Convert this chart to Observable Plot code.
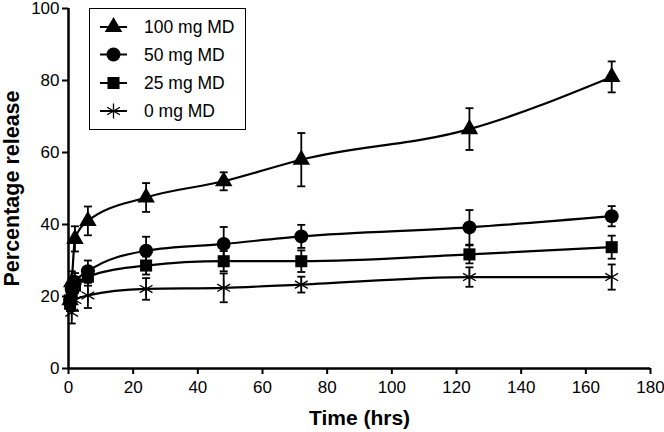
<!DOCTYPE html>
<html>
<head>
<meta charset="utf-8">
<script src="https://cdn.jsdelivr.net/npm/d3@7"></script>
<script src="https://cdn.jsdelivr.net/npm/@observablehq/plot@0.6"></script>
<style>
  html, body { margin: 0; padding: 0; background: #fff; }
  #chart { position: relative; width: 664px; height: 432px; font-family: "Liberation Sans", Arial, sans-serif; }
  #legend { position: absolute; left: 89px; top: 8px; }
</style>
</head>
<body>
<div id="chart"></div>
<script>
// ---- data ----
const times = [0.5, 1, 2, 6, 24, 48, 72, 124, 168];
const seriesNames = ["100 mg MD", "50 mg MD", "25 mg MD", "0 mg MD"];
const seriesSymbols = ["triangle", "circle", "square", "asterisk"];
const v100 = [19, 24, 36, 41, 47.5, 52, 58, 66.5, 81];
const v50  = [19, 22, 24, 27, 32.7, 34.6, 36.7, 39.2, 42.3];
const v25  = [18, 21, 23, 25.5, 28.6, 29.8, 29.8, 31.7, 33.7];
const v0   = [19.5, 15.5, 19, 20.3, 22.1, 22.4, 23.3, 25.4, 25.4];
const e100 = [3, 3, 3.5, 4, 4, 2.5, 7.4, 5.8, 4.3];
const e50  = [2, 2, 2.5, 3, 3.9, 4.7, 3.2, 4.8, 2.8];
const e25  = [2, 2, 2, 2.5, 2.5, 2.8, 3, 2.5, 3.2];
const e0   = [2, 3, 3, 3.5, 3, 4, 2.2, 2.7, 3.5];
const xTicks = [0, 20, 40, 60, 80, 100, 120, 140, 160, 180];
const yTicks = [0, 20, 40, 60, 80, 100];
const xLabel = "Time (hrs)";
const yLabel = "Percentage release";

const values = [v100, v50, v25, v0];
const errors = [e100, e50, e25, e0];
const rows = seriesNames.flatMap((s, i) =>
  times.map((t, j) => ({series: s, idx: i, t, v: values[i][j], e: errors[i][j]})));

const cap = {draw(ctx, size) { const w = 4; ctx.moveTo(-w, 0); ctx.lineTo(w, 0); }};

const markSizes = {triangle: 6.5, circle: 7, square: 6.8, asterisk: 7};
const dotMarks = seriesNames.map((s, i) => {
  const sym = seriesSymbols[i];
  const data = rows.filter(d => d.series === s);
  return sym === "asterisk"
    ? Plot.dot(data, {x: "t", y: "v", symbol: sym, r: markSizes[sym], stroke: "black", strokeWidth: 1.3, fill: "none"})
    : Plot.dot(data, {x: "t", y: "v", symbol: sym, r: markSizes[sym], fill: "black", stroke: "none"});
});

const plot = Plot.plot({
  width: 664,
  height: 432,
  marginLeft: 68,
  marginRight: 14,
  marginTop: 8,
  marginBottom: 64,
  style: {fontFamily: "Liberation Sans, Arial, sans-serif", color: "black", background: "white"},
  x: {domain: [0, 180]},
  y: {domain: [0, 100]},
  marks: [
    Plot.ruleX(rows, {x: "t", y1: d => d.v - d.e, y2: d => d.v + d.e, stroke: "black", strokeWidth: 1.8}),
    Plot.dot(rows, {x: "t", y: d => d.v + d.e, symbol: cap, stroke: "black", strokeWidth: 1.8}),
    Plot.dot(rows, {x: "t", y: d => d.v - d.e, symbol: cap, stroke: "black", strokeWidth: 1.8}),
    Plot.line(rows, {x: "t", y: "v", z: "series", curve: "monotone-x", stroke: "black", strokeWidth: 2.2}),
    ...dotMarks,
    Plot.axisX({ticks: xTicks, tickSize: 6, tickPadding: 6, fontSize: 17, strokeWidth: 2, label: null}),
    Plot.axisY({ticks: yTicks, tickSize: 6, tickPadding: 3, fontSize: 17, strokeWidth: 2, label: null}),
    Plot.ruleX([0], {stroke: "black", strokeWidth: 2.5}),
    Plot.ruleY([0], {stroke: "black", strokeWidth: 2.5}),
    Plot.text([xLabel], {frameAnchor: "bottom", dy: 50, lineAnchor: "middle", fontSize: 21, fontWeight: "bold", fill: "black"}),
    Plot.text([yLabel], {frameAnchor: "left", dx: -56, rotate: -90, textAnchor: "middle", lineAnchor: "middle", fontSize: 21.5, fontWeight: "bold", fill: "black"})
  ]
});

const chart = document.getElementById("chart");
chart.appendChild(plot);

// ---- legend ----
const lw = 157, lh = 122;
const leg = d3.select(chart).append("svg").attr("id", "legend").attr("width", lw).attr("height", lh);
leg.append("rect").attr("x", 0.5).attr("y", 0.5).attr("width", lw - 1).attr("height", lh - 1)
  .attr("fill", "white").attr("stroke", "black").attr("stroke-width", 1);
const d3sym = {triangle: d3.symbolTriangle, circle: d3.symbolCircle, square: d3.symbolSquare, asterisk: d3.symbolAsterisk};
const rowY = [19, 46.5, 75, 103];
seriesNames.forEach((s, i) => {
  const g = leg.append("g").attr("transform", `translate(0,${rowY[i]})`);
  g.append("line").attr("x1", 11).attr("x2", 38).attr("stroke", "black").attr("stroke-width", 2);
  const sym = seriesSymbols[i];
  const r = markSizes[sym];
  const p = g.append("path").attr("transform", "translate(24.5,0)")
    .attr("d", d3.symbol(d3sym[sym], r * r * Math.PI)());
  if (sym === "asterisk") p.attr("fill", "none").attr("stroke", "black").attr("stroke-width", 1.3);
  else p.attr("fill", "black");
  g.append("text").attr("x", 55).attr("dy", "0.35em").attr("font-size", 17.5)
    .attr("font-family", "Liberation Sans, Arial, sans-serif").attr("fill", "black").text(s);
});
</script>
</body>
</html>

---

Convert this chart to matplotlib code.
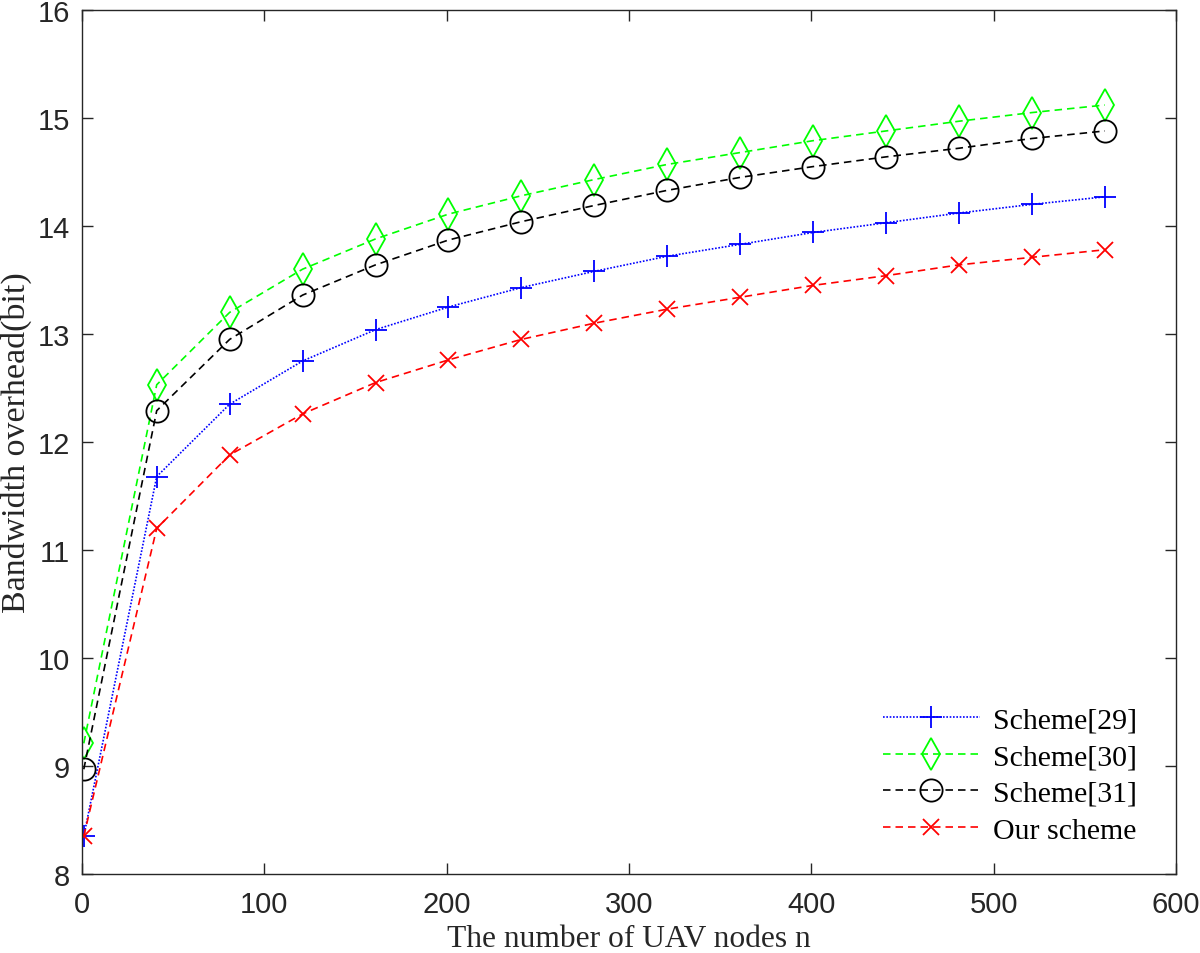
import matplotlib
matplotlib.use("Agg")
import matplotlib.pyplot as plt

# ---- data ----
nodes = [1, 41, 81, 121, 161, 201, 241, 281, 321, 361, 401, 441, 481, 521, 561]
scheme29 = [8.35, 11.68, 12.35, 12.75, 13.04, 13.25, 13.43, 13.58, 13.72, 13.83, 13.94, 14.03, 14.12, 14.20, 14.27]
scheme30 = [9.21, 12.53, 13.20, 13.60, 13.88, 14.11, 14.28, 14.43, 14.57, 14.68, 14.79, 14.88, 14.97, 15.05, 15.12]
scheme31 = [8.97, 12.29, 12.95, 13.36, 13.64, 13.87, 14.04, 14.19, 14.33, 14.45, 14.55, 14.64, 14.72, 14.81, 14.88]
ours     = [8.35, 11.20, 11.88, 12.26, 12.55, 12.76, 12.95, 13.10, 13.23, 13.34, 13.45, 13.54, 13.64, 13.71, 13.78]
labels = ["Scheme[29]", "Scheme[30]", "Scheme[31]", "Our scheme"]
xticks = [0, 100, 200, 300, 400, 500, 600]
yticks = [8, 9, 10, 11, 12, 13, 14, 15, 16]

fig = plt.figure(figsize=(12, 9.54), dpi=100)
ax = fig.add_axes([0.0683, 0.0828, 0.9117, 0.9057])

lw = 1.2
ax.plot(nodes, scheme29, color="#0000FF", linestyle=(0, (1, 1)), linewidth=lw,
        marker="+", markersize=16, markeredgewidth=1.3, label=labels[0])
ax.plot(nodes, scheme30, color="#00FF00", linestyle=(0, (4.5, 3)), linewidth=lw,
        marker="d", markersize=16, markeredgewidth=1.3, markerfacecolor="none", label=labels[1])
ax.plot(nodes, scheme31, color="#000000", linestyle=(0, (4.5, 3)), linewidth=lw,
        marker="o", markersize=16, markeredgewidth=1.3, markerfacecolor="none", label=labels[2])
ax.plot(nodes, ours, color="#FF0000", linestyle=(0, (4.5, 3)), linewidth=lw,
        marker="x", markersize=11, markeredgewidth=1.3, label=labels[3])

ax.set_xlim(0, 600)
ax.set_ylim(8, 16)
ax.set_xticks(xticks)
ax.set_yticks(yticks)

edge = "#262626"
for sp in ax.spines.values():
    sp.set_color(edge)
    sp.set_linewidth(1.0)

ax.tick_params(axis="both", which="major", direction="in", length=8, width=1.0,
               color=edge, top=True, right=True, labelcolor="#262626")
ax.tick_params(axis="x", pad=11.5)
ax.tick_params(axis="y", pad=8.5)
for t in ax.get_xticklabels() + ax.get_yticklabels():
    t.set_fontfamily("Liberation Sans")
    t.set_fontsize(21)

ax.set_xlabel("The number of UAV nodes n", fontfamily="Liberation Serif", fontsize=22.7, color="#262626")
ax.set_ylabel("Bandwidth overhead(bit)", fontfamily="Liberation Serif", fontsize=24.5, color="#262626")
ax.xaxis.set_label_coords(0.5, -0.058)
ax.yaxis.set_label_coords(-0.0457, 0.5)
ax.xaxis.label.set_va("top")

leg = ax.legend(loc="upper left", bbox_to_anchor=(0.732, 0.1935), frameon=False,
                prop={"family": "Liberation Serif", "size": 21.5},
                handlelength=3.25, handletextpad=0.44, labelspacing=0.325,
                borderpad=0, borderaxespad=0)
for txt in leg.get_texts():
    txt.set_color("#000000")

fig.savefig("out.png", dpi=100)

---

### OBJECTIVE
Every line from the one containing "Convert this chart to matplotlib code." through the one containing "ax = fig.add_axes([0.0683, 0.0828, 0.9117, 0.9057])" should be quoted exactly, and no other lines; keep pictures out of the copy.

### FINAL RESULT
Convert this chart to matplotlib code.
import matplotlib
matplotlib.use("Agg")
import matplotlib.pyplot as plt

# ---- data ----
nodes = [1, 41, 81, 121, 161, 201, 241, 281, 321, 361, 401, 441, 481, 521, 561]
scheme29 = [8.35, 11.68, 12.35, 12.75, 13.04, 13.25, 13.43, 13.58, 13.72, 13.83, 13.94, 14.03, 14.12, 14.20, 14.27]
scheme30 = [9.21, 12.53, 13.20, 13.60, 13.88, 14.11, 14.28, 14.43, 14.57, 14.68, 14.79, 14.88, 14.97, 15.05, 15.12]
scheme31 = [8.97, 12.29, 12.95, 13.36, 13.64, 13.87, 14.04, 14.19, 14.33, 14.45, 14.55, 14.64, 14.72, 14.81, 14.88]
ours     = [8.35, 11.20, 11.88, 12.26, 12.55, 12.76, 12.95, 13.10, 13.23, 13.34, 13.45, 13.54, 13.64, 13.71, 13.78]
labels = ["Scheme[29]", "Scheme[30]", "Scheme[31]", "Our scheme"]
xticks = [0, 100, 200, 300, 400, 500, 600]
yticks = [8, 9, 10, 11, 12, 13, 14, 15, 16]

fig = plt.figure(figsize=(12, 9.54), dpi=100)
ax = fig.add_axes([0.0683, 0.0828, 0.9117, 0.9057])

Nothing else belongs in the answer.